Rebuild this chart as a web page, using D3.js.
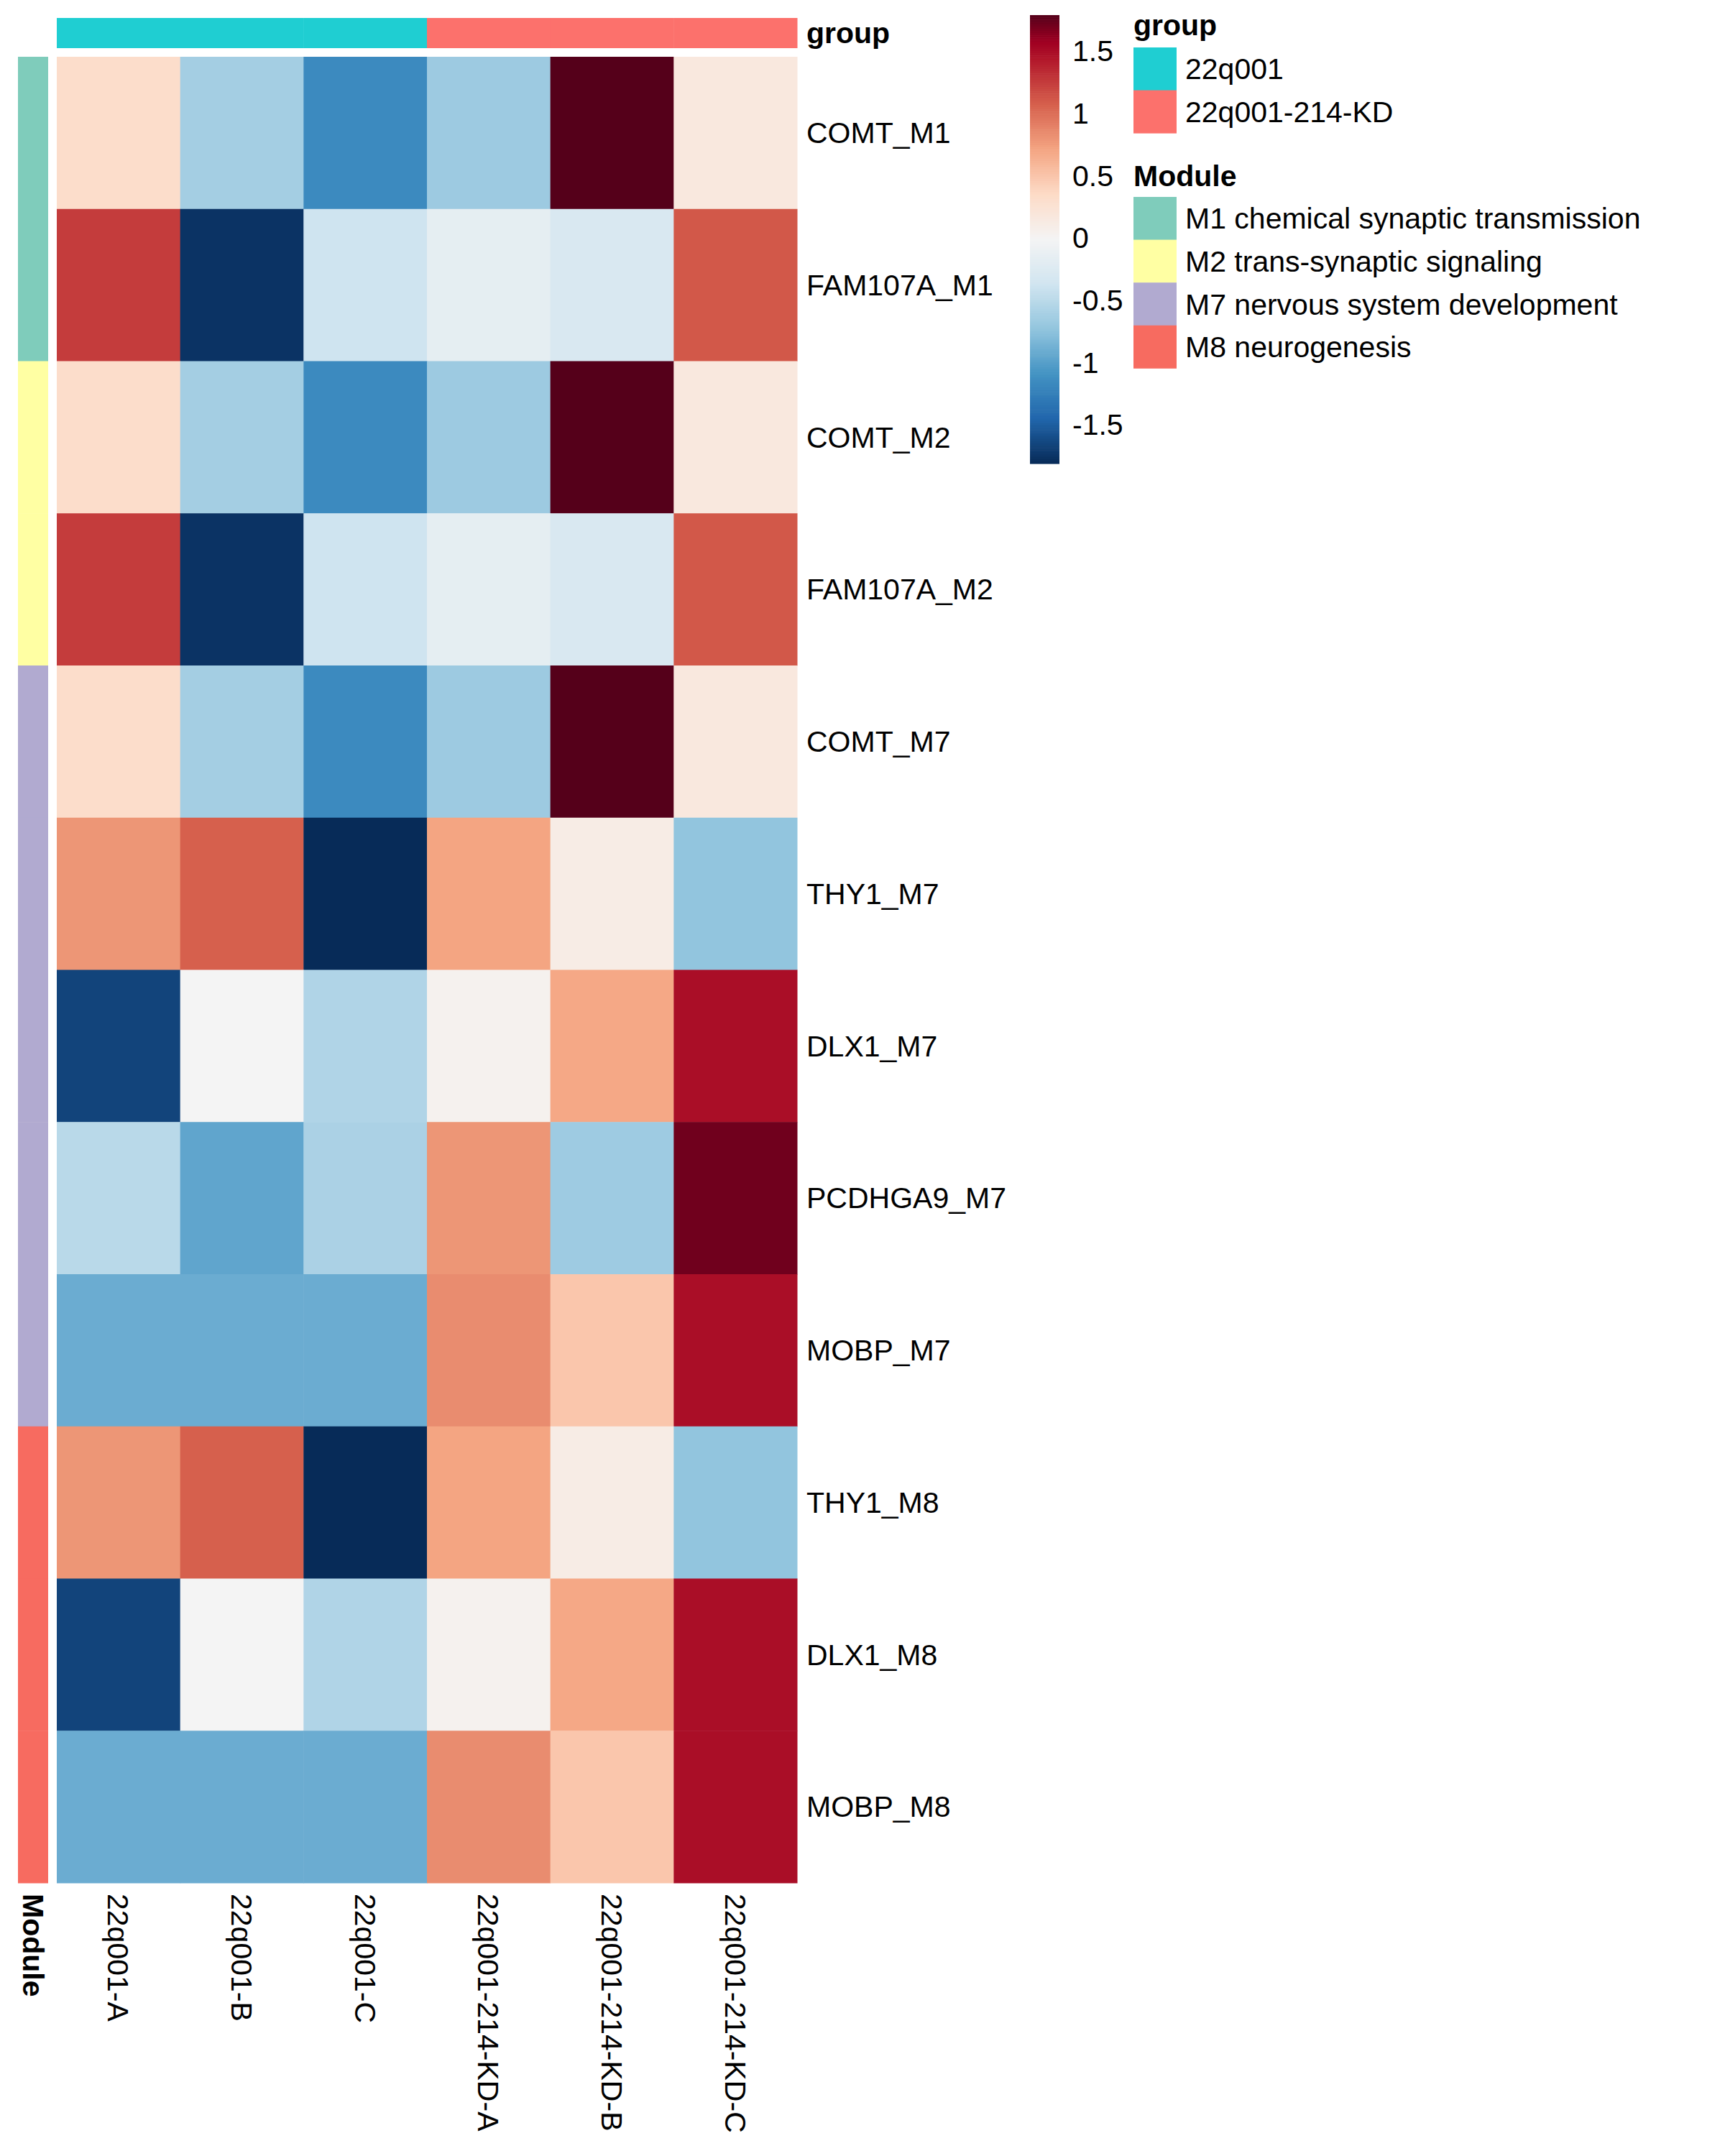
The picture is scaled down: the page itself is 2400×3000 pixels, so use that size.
<!DOCTYPE html>
<html>
<head>
<meta charset="utf-8">
<script src="https://cdn.jsdelivr.net/npm/d3@7"></script>
<style>
  body { margin: 0; background: #fff; }
  text { font-family: 'Liberation Sans', Arial, sans-serif; fill: #000; }
</style>
</head>
<body>
<div id="chart"></div>
<script>
// data

var samples = ['22q001-A', '22q001-B', '22q001-C', '22q001-214-KD-A', '22q001-214-KD-B', '22q001-214-KD-C']
var sampleGroup = ['22q001', '22q001', '22q001', '22q001-214-KD', '22q001-214-KD', '22q001-214-KD']

var rowNames = ['COMT_M1', 'FAM107A_M1', 'COMT_M2', 'FAM107A_M2', 'COMT_M7', 'THY1_M7',
  'DLX1_M7', 'PCDHGA9_M7', 'MOBP_M7', 'THY1_M8', 'DLX1_M8', 'MOBP_M8']
var rowModule = ['M1 chemical synaptic transmission', 'M1 chemical synaptic transmission',
  'M2 trans-synaptic signaling', 'M2 trans-synaptic signaling',
  'M7 nervous system development', 'M7 nervous system development', 'M7 nervous system development',
  'M7 nervous system development', 'M7 nervous system development',
  'M8 neurogenesis', 'M8 neurogenesis', 'M8 neurogenesis']

var comt = [0.33, -0.62, -1.15, -0.66, 1.8, 0.18]
var fam107a = [1.26, -1.75, -0.37, -0.15, -0.28, 1.12]
var thy1 = [0.8, 1.08, -1.8, 0.72, 0.12, -0.72]
var dlx1 = [-1.65, 0.0, -0.55, 0.05, 0.7, 1.5]
var pcdhga9 = [-0.5, -0.95, -0.58, 0.8, -0.65, 1.72]
var mobp = [-0.9, -0.9, -0.9, 0.85, 0.5, 1.5]
var values = [comt, fam107a, comt, fam107a, comt, thy1, dlx1, pcdhga9, mobp, thy1, dlx1, mobp]

var groupNames = ['22q001', '22q001-214-KD']
var groupColors = ['#1FCED2', '#FC716C']
var moduleNames = ['M1 chemical synaptic transmission', 'M2 trans-synaptic signaling',
  'M7 nervous system development', 'M8 neurogenesis']
var moduleColors = ['#7FCCBB', '#FFFFA3', '#B1AAD0', '#F76B60']
var legendTicks = [1.5, 1, 0.5, 0, -0.5, -1, -1.5]

// RdBu ramp, low to high
var rampColors = ['#072B58', '#2166AC', '#4393C3', '#92C5DE', '#D1E5F0', '#F4F4F4',
  '#FDDBC7', '#F4A582', '#D6604D', '#B2182B', '#A00022', '#55001A']

// sizes

var width = 2400
var height = 3000
var fs = 41

var svg = d3.select('#chart')
  .append('svg')
  .attr('width', width)
  .attr('height', height)

svg.append('rect').attr('width', width).attr('height', height).attr('fill', '#fff')

// scales

var xScale = d3.scaleBand().domain(d3.range(samples.length)).range([79, 1109])
var yScale = d3.scaleBand().domain(d3.range(rowNames.length)).range([79, 2620])

var lo = -1.8
var hi = 1.8
var rampDomain = [lo, -1.44, -1.08, -0.72, -0.36, 0, 0.36, 0.72, 1.08, 1.44, 1.58, hi]
var colorScale = d3.scaleLinear()
  .domain(rampDomain)
  .range(rampColors)
  .interpolate(d3.interpolateRgb)
  .clamp(true)

var groupColor = d3.scaleOrdinal().domain(groupNames).range(groupColors)
var moduleColor = d3.scaleOrdinal().domain(moduleNames).range(moduleColors)

// cells

var cells = []
values.forEach((row, i) => {
  row.forEach((v, j) => cells.push({ row: i, col: j, value: v }))
})

svg.selectAll('.cell')
  .data(cells)
  .enter()
  .append('rect')
  .attr('class', 'cell')
  .attr('x', d => xScale(d.col))
  .attr('y', d => yScale(d.row))
  .attr('width', xScale.bandwidth() + 0.5)
  .attr('height', yScale.bandwidth() + 0.5)
  .attr('fill', d => colorScale(d.value))

// group annotation along the top

svg.selectAll('.group-cell')
  .data(sampleGroup)
  .enter()
  .append('rect')
  .attr('class', 'group-cell')
  .attr('x', (d, i) => xScale(i))
  .attr('y', 25)
  .attr('width', xScale.bandwidth() + 0.5)
  .attr('height', 42)
  .attr('fill', d => groupColor(d))

svg.append('text')
  .text('group')
  .attr('x', 1122)
  .attr('y', 46)
  .attr('dy', '0.35em')
  .attr('font-size', fs)
  .attr('font-weight', 'bold')

// module annotation on the left

svg.selectAll('.module-cell')
  .data(rowModule)
  .enter()
  .append('rect')
  .attr('class', 'module-cell')
  .attr('x', 25)
  .attr('y', (d, i) => yScale(i))
  .attr('width', 42)
  .attr('height', yScale.bandwidth() + 0.5)
  .attr('fill', d => moduleColor(d))

svg.append('text')
  .text('Module')
  .attr('transform', 'translate(46,2635) rotate(90)')
  .attr('dy', '0.35em')
  .attr('font-size', fs)
  .attr('font-weight', 'bold')

// row labels

svg.selectAll('.row-label')
  .data(rowNames)
  .enter()
  .append('text')
  .attr('class', 'row-label')
  .text(d => d)
  .attr('x', 1122)
  .attr('y', (d, i) => yScale(i) + yScale.bandwidth() / 2)
  .attr('dy', '0.35em')
  .attr('font-size', fs)

// column labels, turned

svg.selectAll('.col-label')
  .data(samples)
  .enter()
  .append('text')
  .attr('class', 'col-label')
  .text(d => d)
  .attr('transform', (d, i) => 'translate(' + (xScale(i) + xScale.bandwidth() / 2) + ',2635) rotate(90)')
  .attr('dy', '0.35em')
  .attr('font-size', fs)

// colour bar

var barScale = d3.scaleLinear().domain([lo, hi]).range([645, 21])
var steps = d3.range(0, 200)
var stepH = (645 - 21) / steps.length

svg.selectAll('.bar-step')
  .data(steps)
  .enter()
  .append('rect')
  .attr('class', 'bar-step')
  .attr('x', 1433)
  .attr('y', d => 21 + d * stepH)
  .attr('width', 41)
  .attr('height', stepH + 0.6)
  .attr('fill', d => colorScale(barScale.invert(21 + (d + 0.5) * stepH)))

svg.selectAll('.bar-label')
  .data(legendTicks)
  .enter()
  .append('text')
  .attr('class', 'bar-label')
  .text(d => d)
  .attr('x', 1492)
  .attr('y', d => barScale(d) - 2)
  .attr('dy', '0.35em')
  .attr('font-size', fs)

// annotation legends

function drawLegend(title, names, colorFn, titleY, top) {
  svg.append('text')
    .text(title)
    .attr('x', 1577)
    .attr('y', titleY)
    .attr('font-size', fs)
    .attr('font-weight', 'bold')

  svg.selectAll('.key-' + title)
    .data(names)
    .enter()
    .append('rect')
    .attr('x', 1577)
    .attr('y', (d, i) => top + i * 59.6)
    .attr('width', 60)
    .attr('height', 60)
    .attr('fill', d => colorFn(d))

  svg.selectAll('.keylabel-' + title)
    .data(names)
    .enter()
    .append('text')
    .text(d => d)
    .attr('x', 1649)
    .attr('y', (d, i) => top + i * 59.6 + 30)
    .attr('dy', '0.35em')
    .attr('font-size', fs)
}

drawLegend('group', groupNames, groupColor, 49, 66)
drawLegend('Module', moduleNames, moduleColor, 259, 274)
</script>
</body>
</html>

# OBJECTIVE
From the first line of the listing above, repeat every line through the one holding "neurogenesis', 'M8 neurogenesis']". Both ends count, and pictures stay out.

# TASK SOLUTION
Rebuild this chart as a web page, using D3.js.
The picture is scaled down: the page itself is 2400×3000 pixels, so use that size.
<!DOCTYPE html>
<html>
<head>
<meta charset="utf-8">
<script src="https://cdn.jsdelivr.net/npm/d3@7"></script>
<style>
  body { margin: 0; background: #fff; }
  text { font-family: 'Liberation Sans', Arial, sans-serif; fill: #000; }
</style>
</head>
<body>
<div id="chart"></div>
<script>
// data

var samples = ['22q001-A', '22q001-B', '22q001-C', '22q001-214-KD-A', '22q001-214-KD-B', '22q001-214-KD-C']
var sampleGroup = ['22q001', '22q001', '22q001', '22q001-214-KD', '22q001-214-KD', '22q001-214-KD']

var rowNames = ['COMT_M1', 'FAM107A_M1', 'COMT_M2', 'FAM107A_M2', 'COMT_M7', 'THY1_M7',
  'DLX1_M7', 'PCDHGA9_M7', 'MOBP_M7', 'THY1_M8', 'DLX1_M8', 'MOBP_M8']
var rowModule = ['M1 chemical synaptic transmission', 'M1 chemical synaptic transmission',
  'M2 trans-synaptic signaling', 'M2 trans-synaptic signaling',
  'M7 nervous system development', 'M7 nervous system development', 'M7 nervous system development',
  'M7 nervous system development', 'M7 nervous system development',
  'M8 neurogenesis', 'M8 neurogenesis', 'M8 neurogenesis']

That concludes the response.